▶ [TASK DIRECTIONS]: Retype the whole listing verbatim and keep the pictures out of it.

· · · · ·

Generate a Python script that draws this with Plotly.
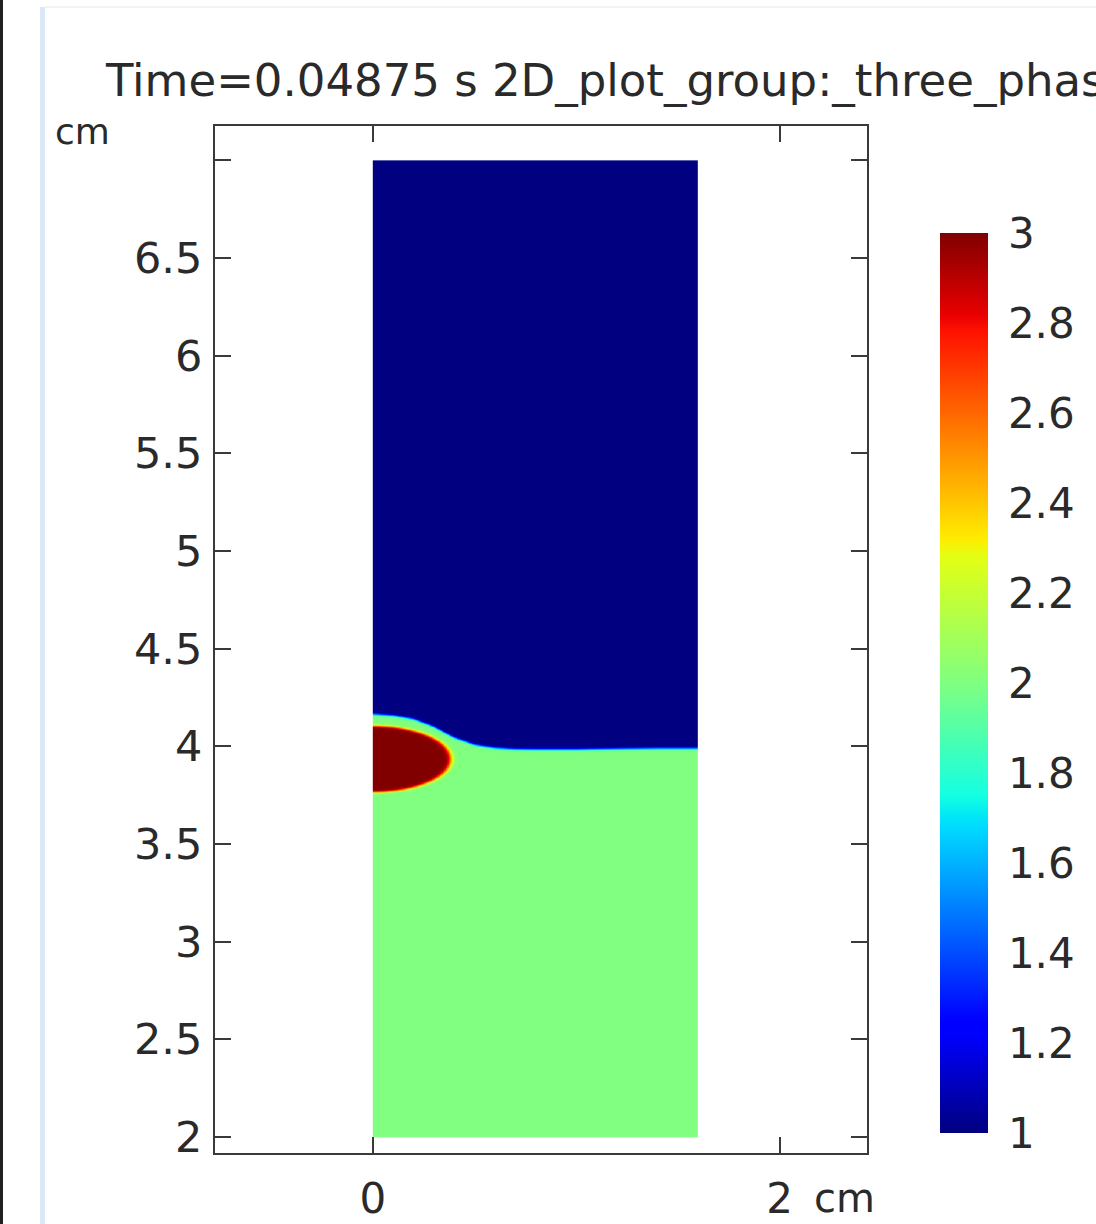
import numpy as np
import plotly.graph_objects as go

# ---- data ----
domain_x = [0.0, 1.6]          # cm
domain_y = [2.0, 7.0]          # cm
# liquid/gas interface profile (x, y) in cm
interface_x = [0.0, 0.10, 0.20, 0.30, 0.40, 0.50, 0.60, 0.70, 0.80, 1.00, 1.20, 1.40, 1.60]
interface_y = [4.165, 4.158, 4.140, 4.100, 4.045, 4.008, 3.992, 3.986, 3.985, 3.985, 3.988, 3.990, 3.990]
# droplet (phase 3) ellipse: centre x, centre y, semi-axis x, semi-axis y
drop_cx, drop_cy, drop_ax, drop_ay = [0.0], [3.935], [0.385], [0.17]
phase_values = [1, 2, 3]       # gas, liquid, droplet
cbar_ticks = [1, 1.2, 1.4, 1.6, 1.8, 2, 2.2, 2.4, 2.6, 2.8, 3]
y_ticks = [2, 2.5, 3, 3.5, 4, 4.5, 5, 5.5, 6, 6.5, 7]
y_ticklabels = ["2", "2.5", "3", "3.5", "4", "4.5", "5", "5.5", "6", "6.5", ""]
x_ticks = [0, 2]
x_ticklabels = ["0", "2"]
title_text = "Time=0.04875 s 2D_plot_group:_three_phas"

# ---- build field on a grid (edges) ----
dx = 0.003
xe = np.arange(domain_x[0], domain_x[1] + 1e-9, dx)
ye = np.concatenate([
    np.arange(domain_y[0], 3.6, 0.1),
    np.arange(3.6, 4.3, 0.003),
    np.arange(4.3, domain_y[1] + 1e-9, 0.1),
])
xc = 0.5 * (xe[:-1] + xe[1:])
yc = 0.5 * (ye[:-1] + ye[1:])
X, Y = np.meshgrid(xc, yc)
eps = 0.007
yi = np.interp(X, interface_x, interface_y)
s_liq = 0.5 * (1 + np.tanh((yi - Y) / eps))
z = phase_values[0] + (phase_values[1] - phase_values[0]) * s_liq
r = np.sqrt(((X - drop_cx[0]) / drop_ax[0]) ** 2 + ((Y - drop_cy[0]) / drop_ay[0]) ** 2)
s_drop = 0.5 * (1 + np.tanh((1 - r) * drop_ay[0] / eps))
# the droplet sits inside the liquid phase (thin liquid film around it)
z = np.maximum(z, phase_values[1] * (0.5 * (1 + np.tanh((1.1 - r) * drop_ay[0] / eps))))
z = z + (phase_values[2] - z) * s_drop
z = np.round(z, 3)

jet = [
    [0.0, "rgb(0,0,128)"], [0.11, "rgb(0,0,255)"], [0.125, "rgb(0,0,255)"],
    [0.34, "rgb(0,219,255)"], [0.35, "rgb(0,229,247)"], [0.375, "rgb(20,255,226)"],
    [0.5, "rgb(128,255,128)"], [0.64, "rgb(226,255,20)"], [0.66, "rgb(255,236,0)"],
    [0.89, "rgb(255,18,0)"], [0.91, "rgb(232,0,0)"], [1.0, "rgb(128,0,0)"],
]

FONT = "DejaVu Sans"
TXT = "#2a2a2a"
W, H = 652, 1027                     # plot-area size in px
CB_X0, CB_X1 = 940, 988              # colourbar horizontal extent (px)
CB_Y0, CB_Y1 = 233, 1133             # colourbar vertical extent (px, top / bottom)
cb_len = (CB_Y1 - CB_Y0) / H
cb_mid = 1 - ((CB_Y0 + CB_Y1) / 2 - 126) / H

fig = go.Figure()
fig.add_trace(go.Heatmap(
    x=xe, y=ye, z=z, zmin=1, zmax=3, colorscale=jet,
    hoverinfo="skip",
    colorbar=dict(
        x=(CB_X0 - 215) / W, xanchor="left", xref="paper",
        y=cb_mid, yanchor="middle", len=cb_len, lenmode="fraction", ypad=0, xpad=0,
        thickness=CB_X1 - CB_X0, outlinewidth=0,
        tickvals=cbar_ticks, ticktext=[f"{v:g}" for v in cbar_ticks],
        ticks="outside", ticklen=12, tickcolor="rgba(255,255,255,0)", tickwidth=1,
        tickfont=dict(family=FONT, size=42, color=TXT),
    ),
))

axis_common = dict(
    showgrid=False, zeroline=False, showline=True, linecolor="#3a3a3a", linewidth=2,
    mirror="ticks", ticks="inside", ticklen=16, tickcolor="#3a3a3a", tickwidth=2,
    automargin=False,
)
fig.update_layout(
    width=1096, height=1224,
    margin=dict(l=215, r=229, t=126, b=71, autoexpand=False),
    paper_bgcolor="white", plot_bgcolor="white",
    xaxis=dict(range=[-0.776, 2.43], tickvals=x_ticks, ticktext=x_ticklabels, ticklabelstandoff=8,
               tickfont=dict(family=FONT, size=42, color=TXT), **axis_common),
    yaxis=dict(range=[1.918, 7.176], tickvals=y_ticks, ticktext=y_ticklabels, ticklabelstandoff=2,
               tickfont=dict(family=FONT, size=43, color=TXT), **axis_common),
    font=dict(family=FONT, color=TXT),
    showlegend=False,
)

# white tick marks on both edges of the colourbar
for v in cbar_ticks[1:-1]:
    yp = 1 - (CB_Y1 - (v - cbar_ticks[0]) / (cbar_ticks[-1] - cbar_ticks[0]) * (CB_Y1 - CB_Y0) - 126) / H
    for xa, xb in [(CB_X0, CB_X0 + 9), (CB_X1 - 9, CB_X1)]:
        fig.add_shape(type="line", xref="paper", yref="paper", x0=(xa - 215) / W, x1=(xb - 215) / W,
                      y0=yp, y1=yp, line=dict(color="rgba(255,255,255,0.85)", width=2), layer="above")

fig.add_annotation(xref="paper", yref="paper", x=(103 - 215) / W, y=1 + (126 - 80) / H, xanchor="left", yanchor="middle",
                   text=title_text, showarrow=False, font=dict(family=FONT, size=45, color=TXT))
fig.add_annotation(xref="paper", yref="paper", x=(53 - 215) / W, y=1 + (126 - 131) / H, xanchor="left", yanchor="middle",
                   text="cm", showarrow=False, font=dict(family=FONT, size=36, color=TXT))
fig.add_annotation(xref="paper", yref="paper", x=(812 - 215) / W, y=-(1198 - 1153) / H, xanchor="left", yanchor="middle",
                   text="cm", showarrow=False, font=dict(family=FONT, size=40, color=TXT))

# page decoration (screenshot frame)
fig.add_shape(type="rect", xref="paper", yref="paper", x0=-215 / W, x1=-212 / W, y0=-71 / H, y1=1 + 126 / H,
              line=dict(width=0), fillcolor="#222222", layer="above")
fig.add_shape(type="rect", xref="paper", yref="paper", x0=-175 / W, x1=-170 / W, y0=-71 / H, y1=1 + 119 / H,
              line=dict(width=0), fillcolor="#dbe8f6", layer="above")
fig.add_shape(type="rect", xref="paper", yref="paper", x0=-170 / W, x1=1 + 229 / W, y0=1 + 118 / H, y1=1 + 120 / H,
              line=dict(width=0), fillcolor="#f3f3f3", layer="above")

fig.write_html("out.html", config={"displayModeBar": False},
               post_script="document.body.style.margin='0';")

· · · · ·

▶ [ANSWER FOR THIS EXERCISE]:
Generate a Python script that draws this with Plotly.
import numpy as np
import plotly.graph_objects as go

# ---- data ----
domain_x = [0.0, 1.6]          # cm
domain_y = [2.0, 7.0]          # cm
# liquid/gas interface profile (x, y) in cm
interface_x = [0.0, 0.10, 0.20, 0.30, 0.40, 0.50, 0.60, 0.70, 0.80, 1.00, 1.20, 1.40, 1.60]
interface_y = [4.165, 4.158, 4.140, 4.100, 4.045, 4.008, 3.992, 3.986, 3.985, 3.985, 3.988, 3.990, 3.990]
# droplet (phase 3) ellipse: centre x, centre y, semi-axis x, semi-axis y
drop_cx, drop_cy, drop_ax, drop_ay = [0.0], [3.935], [0.385], [0.17]
phase_values = [1, 2, 3]       # gas, liquid, droplet
cbar_ticks = [1, 1.2, 1.4, 1.6, 1.8, 2, 2.2, 2.4, 2.6, 2.8, 3]
y_ticks = [2, 2.5, 3, 3.5, 4, 4.5, 5, 5.5, 6, 6.5, 7]
y_ticklabels = ["2", "2.5", "3", "3.5", "4", "4.5", "5", "5.5", "6", "6.5", ""]
x_ticks = [0, 2]
x_ticklabels = ["0", "2"]
title_text = "Time=0.04875 s 2D_plot_group:_three_phas"

# ---- build field on a grid (edges) ----
dx = 0.003
xe = np.arange(domain_x[0], domain_x[1] + 1e-9, dx)
ye = np.concatenate([
    np.arange(domain_y[0], 3.6, 0.1),
    np.arange(3.6, 4.3, 0.003),
    np.arange(4.3, domain_y[1] + 1e-9, 0.1),
])
xc = 0.5 * (xe[:-1] + xe[1:])
yc = 0.5 * (ye[:-1] + ye[1:])
X, Y = np.meshgrid(xc, yc)
eps = 0.007
yi = np.interp(X, interface_x, interface_y)
s_liq = 0.5 * (1 + np.tanh((yi - Y) / eps))
z = phase_values[0] + (phase_values[1] - phase_values[0]) * s_liq
r = np.sqrt(((X - drop_cx[0]) / drop_ax[0]) ** 2 + ((Y - drop_cy[0]) / drop_ay[0]) ** 2)
s_drop = 0.5 * (1 + np.tanh((1 - r) * drop_ay[0] / eps))
# the droplet sits inside the liquid phase (thin liquid film around it)
z = np.maximum(z, phase_values[1] * (0.5 * (1 + np.tanh((1.1 - r) * drop_ay[0] / eps))))
z = z + (phase_values[2] - z) * s_drop
z = np.round(z, 3)

jet = [
    [0.0, "rgb(0,0,128)"], [0.11, "rgb(0,0,255)"], [0.125, "rgb(0,0,255)"],
    [0.34, "rgb(0,219,255)"], [0.35, "rgb(0,229,247)"], [0.375, "rgb(20,255,226)"],
    [0.5, "rgb(128,255,128)"], [0.64, "rgb(226,255,20)"], [0.66, "rgb(255,236,0)"],
    [0.89, "rgb(255,18,0)"], [0.91, "rgb(232,0,0)"], [1.0, "rgb(128,0,0)"],
]

FONT = "DejaVu Sans"
TXT = "#2a2a2a"
W, H = 652, 1027                     # plot-area size in px
CB_X0, CB_X1 = 940, 988              # colourbar horizontal extent (px)
CB_Y0, CB_Y1 = 233, 1133             # colourbar vertical extent (px, top / bottom)
cb_len = (CB_Y1 - CB_Y0) / H
cb_mid = 1 - ((CB_Y0 + CB_Y1) / 2 - 126) / H

fig = go.Figure()
fig.add_trace(go.Heatmap(
    x=xe, y=ye, z=z, zmin=1, zmax=3, colorscale=jet,
    hoverinfo="skip",
    colorbar=dict(
        x=(CB_X0 - 215) / W, xanchor="left", xref="paper",
        y=cb_mid, yanchor="middle", len=cb_len, lenmode="fraction", ypad=0, xpad=0,
        thickness=CB_X1 - CB_X0, outlinewidth=0,
        tickvals=cbar_ticks, ticktext=[f"{v:g}" for v in cbar_ticks],
        ticks="outside", ticklen=12, tickcolor="rgba(255,255,255,0)", tickwidth=1,
        tickfont=dict(family=FONT, size=42, color=TXT),
    ),
))

axis_common = dict(
    showgrid=False, zeroline=False, showline=True, linecolor="#3a3a3a", linewidth=2,
    mirror="ticks", ticks="inside", ticklen=16, tickcolor="#3a3a3a", tickwidth=2,
    automargin=False,
)
fig.update_layout(
    width=1096, height=1224,
    margin=dict(l=215, r=229, t=126, b=71, autoexpand=False),
    paper_bgcolor="white", plot_bgcolor="white",
    xaxis=dict(range=[-0.776, 2.43], tickvals=x_ticks, ticktext=x_ticklabels, ticklabelstandoff=8,
               tickfont=dict(family=FONT, size=42, color=TXT), **axis_common),
    yaxis=dict(range=[1.918, 7.176], tickvals=y_ticks, ticktext=y_ticklabels, ticklabelstandoff=2,
               tickfont=dict(family=FONT, size=43, color=TXT), **axis_common),
    font=dict(family=FONT, color=TXT),
    showlegend=False,
)

# white tick marks on both edges of the colourbar
for v in cbar_ticks[1:-1]:
    yp = 1 - (CB_Y1 - (v - cbar_ticks[0]) / (cbar_ticks[-1] - cbar_ticks[0]) * (CB_Y1 - CB_Y0) - 126) / H
    for xa, xb in [(CB_X0, CB_X0 + 9), (CB_X1 - 9, CB_X1)]:
        fig.add_shape(type="line", xref="paper", yref="paper", x0=(xa - 215) / W, x1=(xb - 215) / W,
                      y0=yp, y1=yp, line=dict(color="rgba(255,255,255,0.85)", width=2), layer="above")

fig.add_annotation(xref="paper", yref="paper", x=(103 - 215) / W, y=1 + (126 - 80) / H, xanchor="left", yanchor="middle",
                   text=title_text, showarrow=False, font=dict(family=FONT, size=45, color=TXT))
fig.add_annotation(xref="paper", yref="paper", x=(53 - 215) / W, y=1 + (126 - 131) / H, xanchor="left", yanchor="middle",
                   text="cm", showarrow=False, font=dict(family=FONT, size=36, color=TXT))
fig.add_annotation(xref="paper", yref="paper", x=(812 - 215) / W, y=-(1198 - 1153) / H, xanchor="left", yanchor="middle",
                   text="cm", showarrow=False, font=dict(family=FONT, size=40, color=TXT))

# page decoration (screenshot frame)
fig.add_shape(type="rect", xref="paper", yref="paper", x0=-215 / W, x1=-212 / W, y0=-71 / H, y1=1 + 126 / H,
              line=dict(width=0), fillcolor="#222222", layer="above")
fig.add_shape(type="rect", xref="paper", yref="paper", x0=-175 / W, x1=-170 / W, y0=-71 / H, y1=1 + 119 / H,
              line=dict(width=0), fillcolor="#dbe8f6", layer="above")
fig.add_shape(type="rect", xref="paper", yref="paper", x0=-170 / W, x1=1 + 229 / W, y0=1 + 118 / H, y1=1 + 120 / H,
              line=dict(width=0), fillcolor="#f3f3f3", layer="above")

fig.write_html("out.html", config={"displayModeBar": False},
               post_script="document.body.style.margin='0';")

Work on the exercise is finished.